As well as coping with the demands of such a waiting list, a lot of their time is taken up with dealing with distressed parents, Dr Oslizlock says.

They have been on deputations about the problem to the Department of Health. He has been on three such deputations himself, the last one a month ago. They have tried to impress on the Department the urgency of the situation, but Dr Oslizlock feels officials at first believed Crumlin might be overstating the case. Latterly, he thinks, the Department is beginning to realise this is not so.

They have made concrete proposals to the Department as to how the matter could be sorted out, he says. Essential to the solution is the employment of more full-time paediatric cardiac consultants. A State of this size and level of development should have six, Dr Oslizlock says. It now has two, himself and a colleague at Crumlin, with another available just a third of his time.

It has been estimated, he says, that the cost of the employment of the necessary number of paediatric cardiac consultants/surgeons and the installation of the facilities necessary to solve the problem once and for all would be £5 million.

A spokeswoman at the hospital's appointments section said Rebecca Metcalfe's appointment was deferred for 11 months as the consultants would be away in July. The waiting list for the cardiac clinic was, on average, "a year" for first-time appointments for "new children", she said, "and another 14 months if you miss that one".

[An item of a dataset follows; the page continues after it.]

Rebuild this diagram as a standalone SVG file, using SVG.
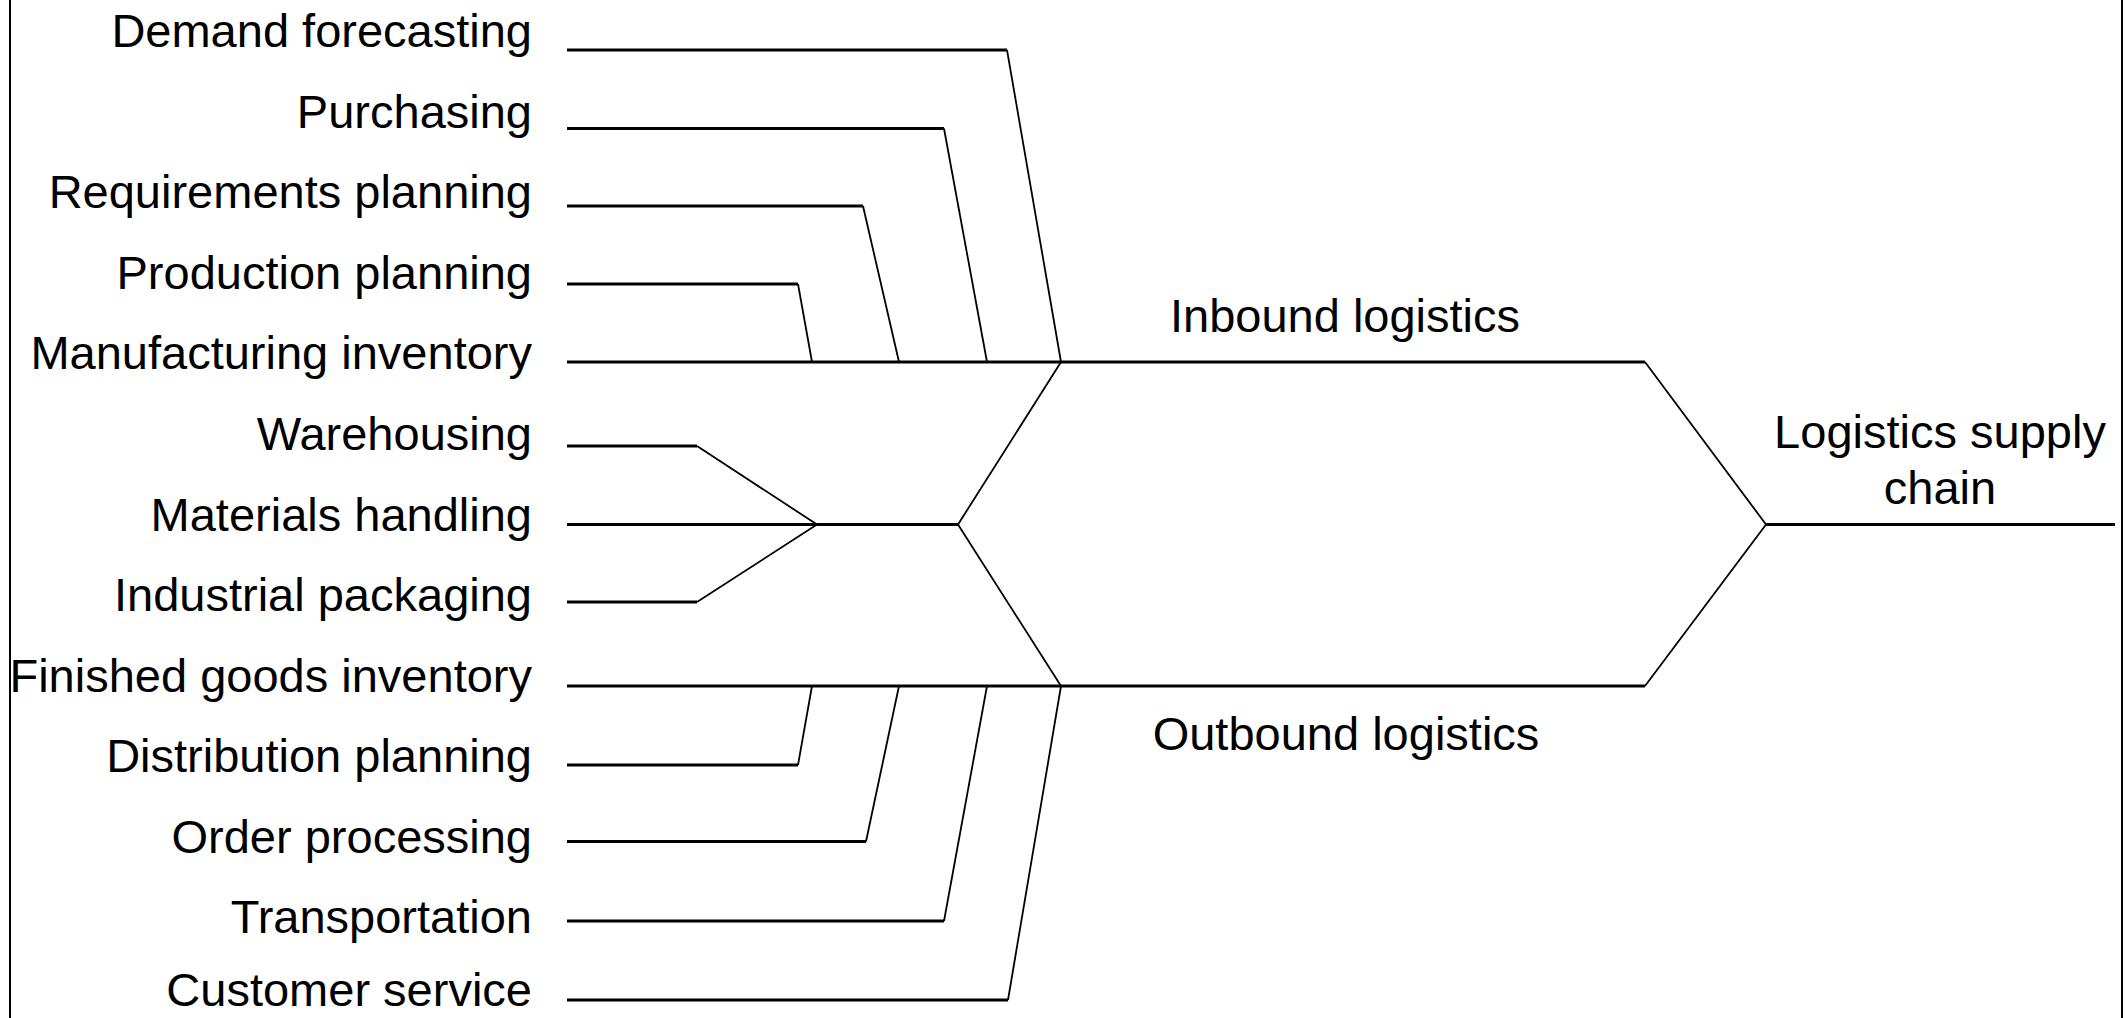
<svg xmlns="http://www.w3.org/2000/svg" width="2127" height="1018" viewBox="0 0 2127 1018">
<style>
.t{font-family:"Liberation Sans",Arial,sans-serif;font-size:47px;fill:#000}
.l{text-anchor:end}
.c{text-anchor:middle}
.h{stroke:#000;stroke-width:3;fill:none}
.d{stroke:#000;stroke-width:1.8;fill:none}
.b{stroke:#000;stroke-width:2;fill:none}
</style>
<rect x="0" y="0" width="2127" height="1018" fill="#fff"/>
<line class="b" x1="10" y1="0" x2="10" y2="1018"/>
<line class="b" x1="2122" y1="0" x2="2122" y2="1018"/>
<g id="connectors">
<polyline class="h" points="567,50 1007,50"/>
<polyline class="d" points="1007,50 1061,362"/>
<polyline class="h" points="567,128.5 944,128.5"/>
<polyline class="d" points="944,128.5 987,362"/>
<polyline class="h" points="567,206 863,206"/>
<polyline class="d" points="863,206 899,362"/>
<polyline class="h" points="567,284 798,284"/>
<polyline class="d" points="798,284 812,362"/>
<polyline class="h" points="567,362 1645,362"/>
<polyline class="h" points="567,446 697,446"/>
<polyline class="d" points="697,446 817,524.5 697,602"/>
<polyline class="h" points="567,602 697,602"/>
<polyline class="h" points="567,524.5 958,524.5"/>
<polyline class="d" points="1061,362 958,524.5 1061,686"/>
<polyline class="h" points="567,686 1645,686"/>
<polyline class="d" points="1645,362 1766,524.5 1645,686"/>
<polyline class="h" points="1766,524.5 2115,524.5"/>
<polyline class="h" points="567,765 798,765"/>
<polyline class="d" points="798,765 812,686"/>
<polyline class="h" points="567,841.5 866,841.5"/>
<polyline class="d" points="866,841.5 899,686"/>
<polyline class="h" points="567,921 944,921"/>
<polyline class="d" points="944,921 987,686"/>
<polyline class="h" points="567,1000 1008,1000"/>
<polyline class="d" points="1008,1000 1061,686"/>
</g>
<g id="demand-forecasting"><text class="t l" x="532" y="47">Demand forecasting</text></g>
<g id="purchasing"><text class="t l" x="532" y="127.6">Purchasing</text></g>
<g id="requirements-planning"><text class="t l" x="532" y="208.2">Requirements planning</text></g>
<g id="production-planning"><text class="t l" x="532" y="288.7">Production planning</text></g>
<g id="manufacturing-inventory"><text class="t l" x="532" y="369.3">Manufacturing inventory</text></g>
<g id="warehousing"><text class="t l" x="532" y="449.9">Warehousing</text></g>
<g id="materials-handling"><text class="t l" x="532" y="530.5">Materials handling</text></g>
<g id="industrial-packaging"><text class="t l" x="532" y="611.1">Industrial packaging</text></g>
<g id="finished-goods-inventory"><text class="t l" x="532" y="691.6">Finished goods inventory</text></g>
<g id="distribution-planning"><text class="t l" x="532" y="772.2">Distribution planning</text></g>
<g id="order-processing"><text class="t l" x="532" y="852.8">Order processing</text></g>
<g id="transportation"><text class="t l" x="532" y="933.4">Transportation</text></g>
<g id="customer-service"><text class="t l" x="532" y="1006">Customer service</text></g>
<g id="inbound-logistics"><text class="t c" x="1345" y="332">Inbound logistics</text></g>
<g id="outbound-logistics"><text class="t c" x="1346" y="750">Outbound logistics</text></g>
<g id="logistics-supply-chain"><text class="t c" x="1940" y="448">Logistics supply</text><text class="t c" x="1940" y="504">chain</text></g>
</svg>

Mr Tom Crilly, a Workers' Party candidate in Dublin South East, who has highlighted Rebecca Metcalfe's case in election literature, says it demonstrates that while the well-off can use private insurance "to leapfrog all the queues and avail of facilities that have been paid for by the taxpayers of this country", low-paid workers and the unemployed "wait in line and face terrible and worsening queues". Rebecca's case is "just one of many" he says.

A spokesman for the Department of Health did not comment on the specific case but drew attention to a recent announcement that "£500,000 is being allocated to alleviate the waiting list problem".